Salvia ‘Kate Glenn’ ( nemerosa): is a herbaceous perennial 40-60cmH with spikes of mauve/ purple flower in summer.
Salvia ‘Kate Glenn’ was named by David Glenn of Lambley Nursery.
Flowers: are small, a mauve/ purple colour, falcate in shape with the hood being slightly paler than the other lobes. Both the hood and the lobes are approx the same length. The hood having a few soft hairs and the purple stigma curling over the top.
The lower lobes are the same colour with the middle lobe reflexed downwards but cupped, this is to open the throat area to allow bees and insects to enter the flower more easily. The cupping of the middle lobe often catches a drop of dew for the insects resting on the lobe. Although most of the corolla is the same colour, there is a faint pale area around the throat acting as a beeline to guide the bees into the flower.
Flowers are held in masses of whorls along the flower spike. Often the crimson bract will remain until the flowers are spent. The crimson of the bract gives the whole flower spike a multi coloured dimension.
Whorls of 4-6 flowers are massed very close together on the flower stem which can be 20-30cm long. This massing of the whorls allows the flowering time to extend through mid spring into summer, sometimes into early autumn.
Each stem is divided into 3 spikes, forming a panicle. Each plant produces multiple number of stems giving a massed effect.
Calyces: are a crimson purple colour, very ribbed with each lobe having pointed tips. The bracts which may remain until the whorl of flowers is finished is a gorgeous crimson color. This is small and broad with very pointed tips.
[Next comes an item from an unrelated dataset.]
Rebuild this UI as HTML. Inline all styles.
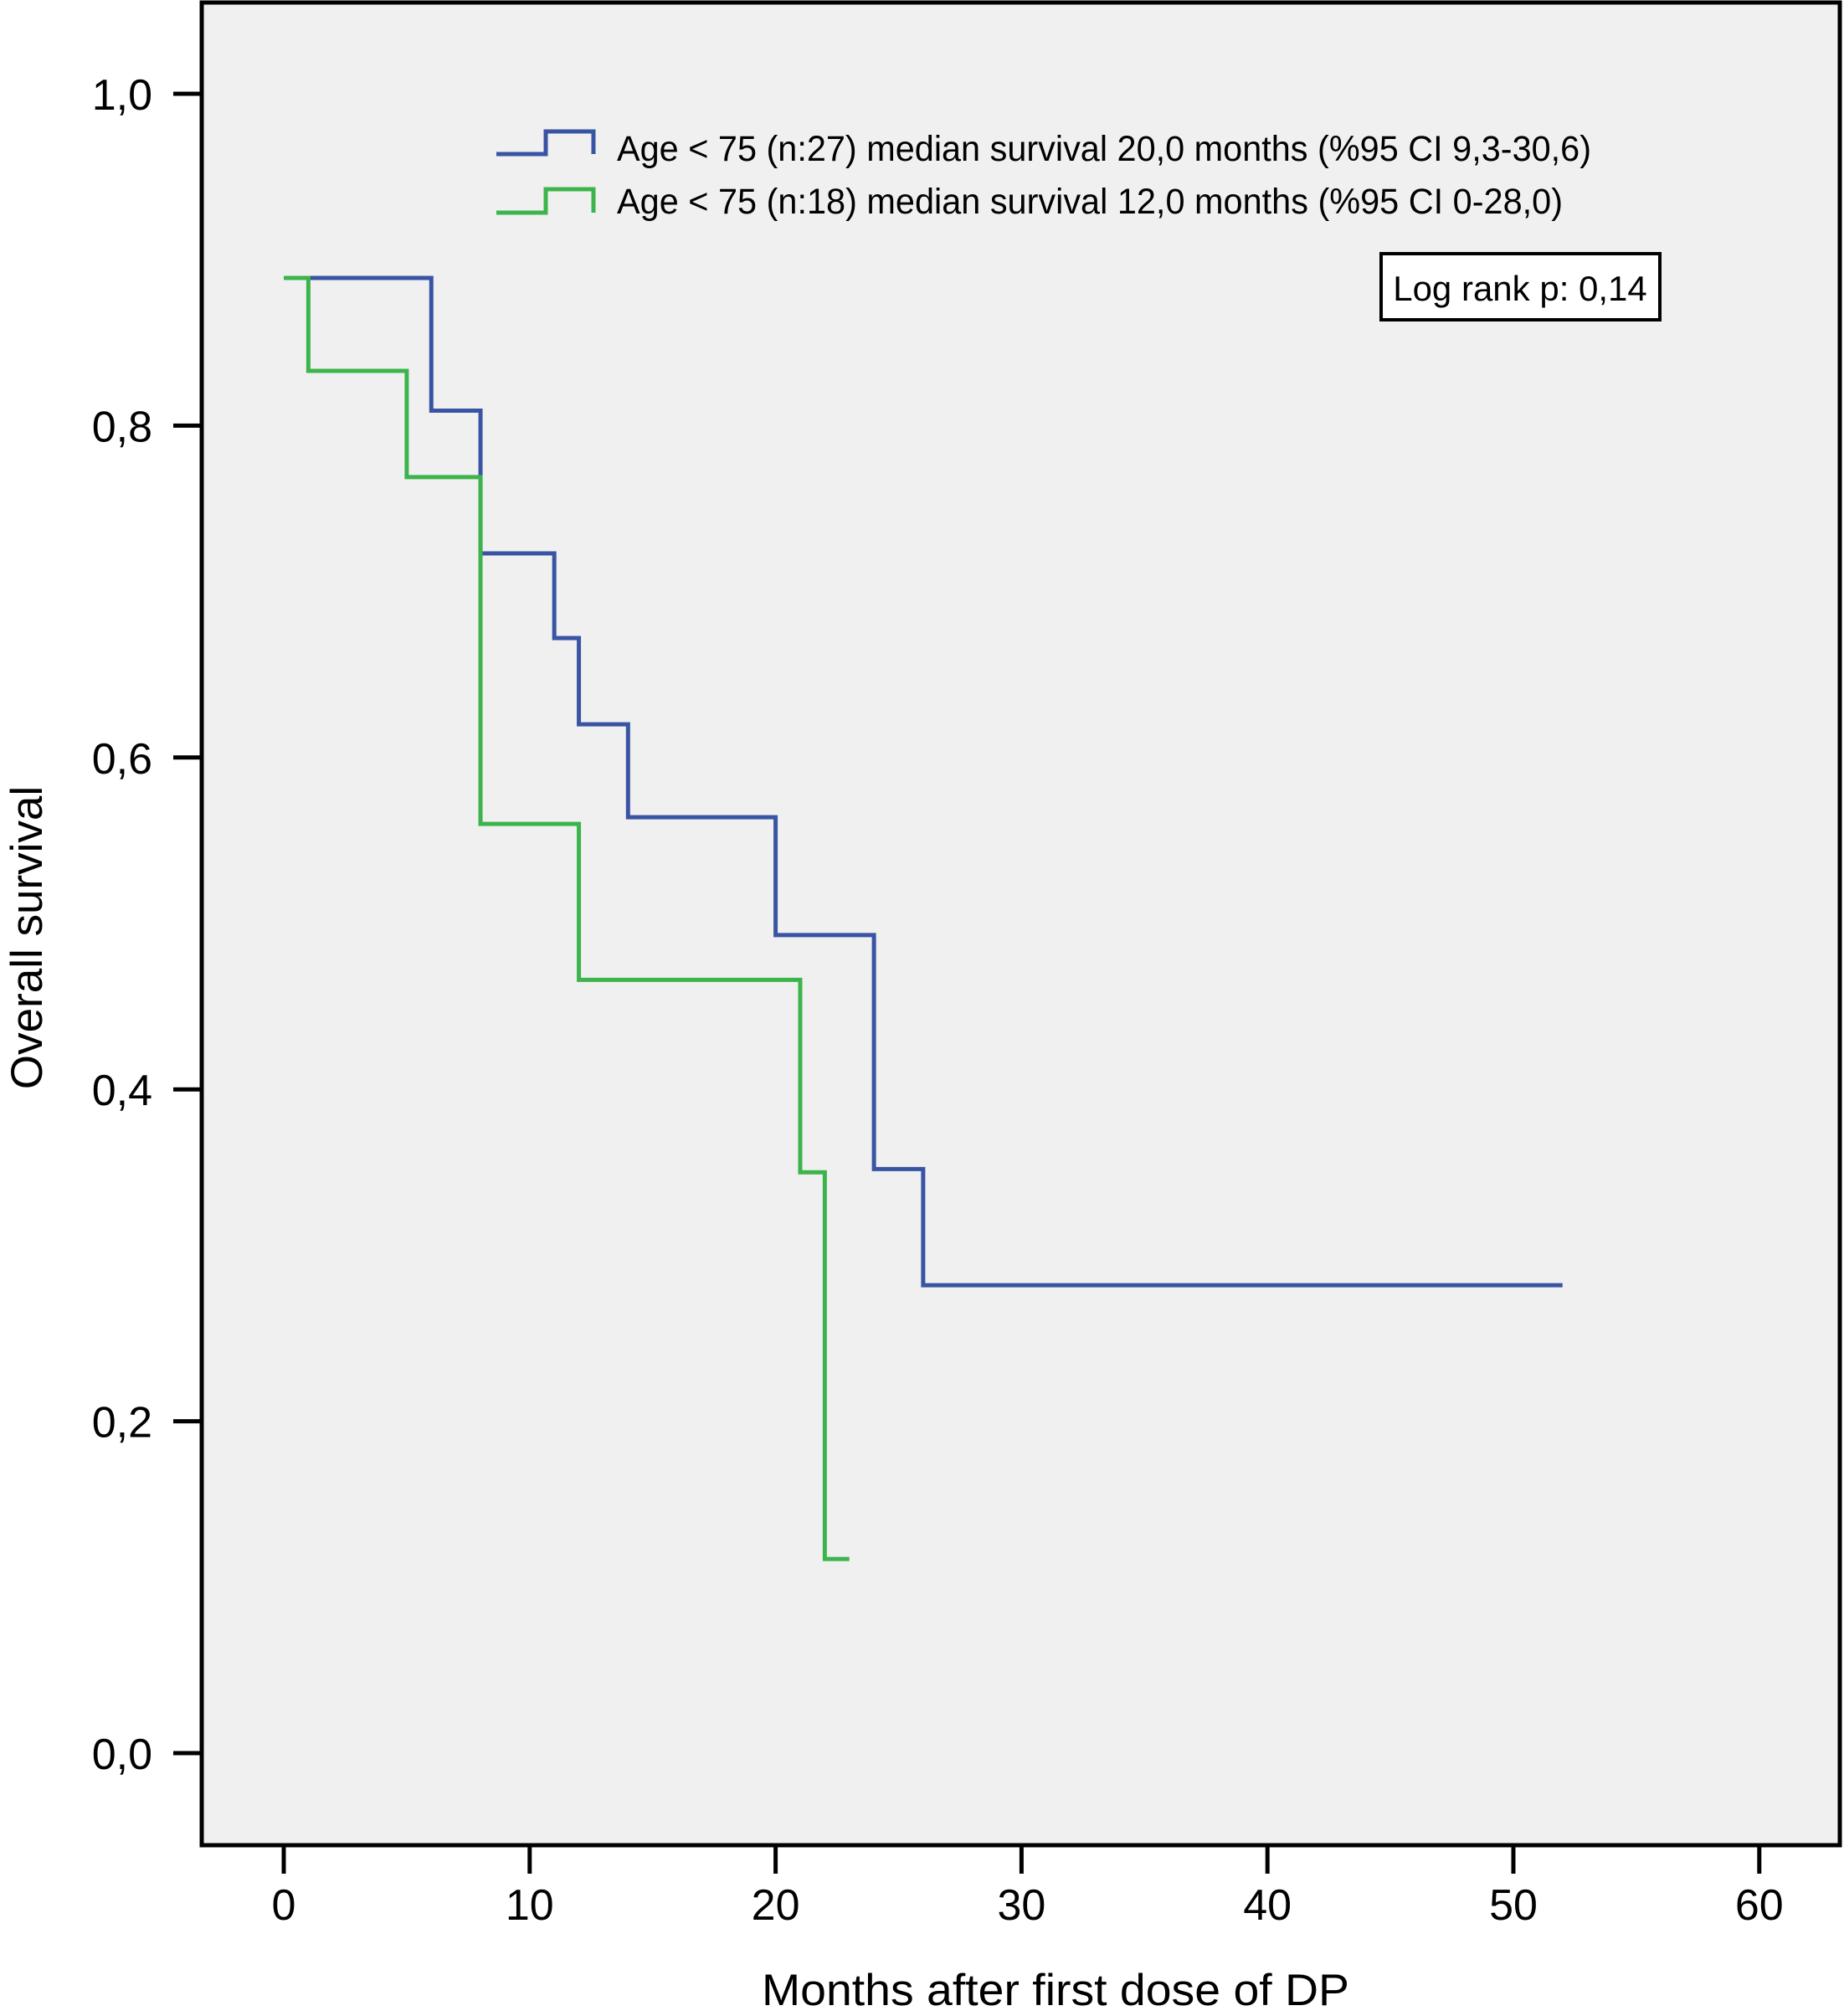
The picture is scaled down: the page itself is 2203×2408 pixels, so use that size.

If the flowers are pollinated, the calyces will remain, becoming straw coloured while the small seeds mature. These will remain until cut down at the end of summer or autumn.
Leaves : are a grass green colour, forming a rosette growth at the base of the plant. Leaves are long lanceolate shaped with pointed tapering tips. These appear in pairs with small petioles at the base of the flowering stems but become sessile as they appear closer to the actual flowering panicle.
Salvia ‘Kate Glenn’ produces a wonderful display when grown en masse. Plant as a border along a path or for extra colour in a mixed border bed. Best grown in full sun position.
Grow with other herbaceous Salvias to show the differences in colour between each variety. Show off the gorgeous effects of the crimson bracts with the purple, contrasting with whites, pale pinks or other dark varieties. Grown together en masse to create a magnificent display.
As these herbaceous Salvias are dormant for winter, they are frost hardy, but coming up in spring, the plants should be well feed and mulched well to keep the root area cool during the hot dry summer. Surprisingly, these nemerosa type Salvias are usually hardy during summer especially if given some supplementary watering as the dry season progresses, but not overhead watering which may produce mildew on the leaves.
At the end of the flowering season, after any seed is collected, cut the stems down by half only ( so you know the position of the plants when dormant) place a marker stick by each plant ( this prevents the plants being stepped upon accidentally). Mulch the crown over the winter months and watch for any slugs or snails when the shoots begin to appear.
Propagation: either by seed, sown in late winter under glass or by dividing plants in late winter before the first shoots appear in spring. Small new shoots that have elongated sufficiently can be used as cuttings.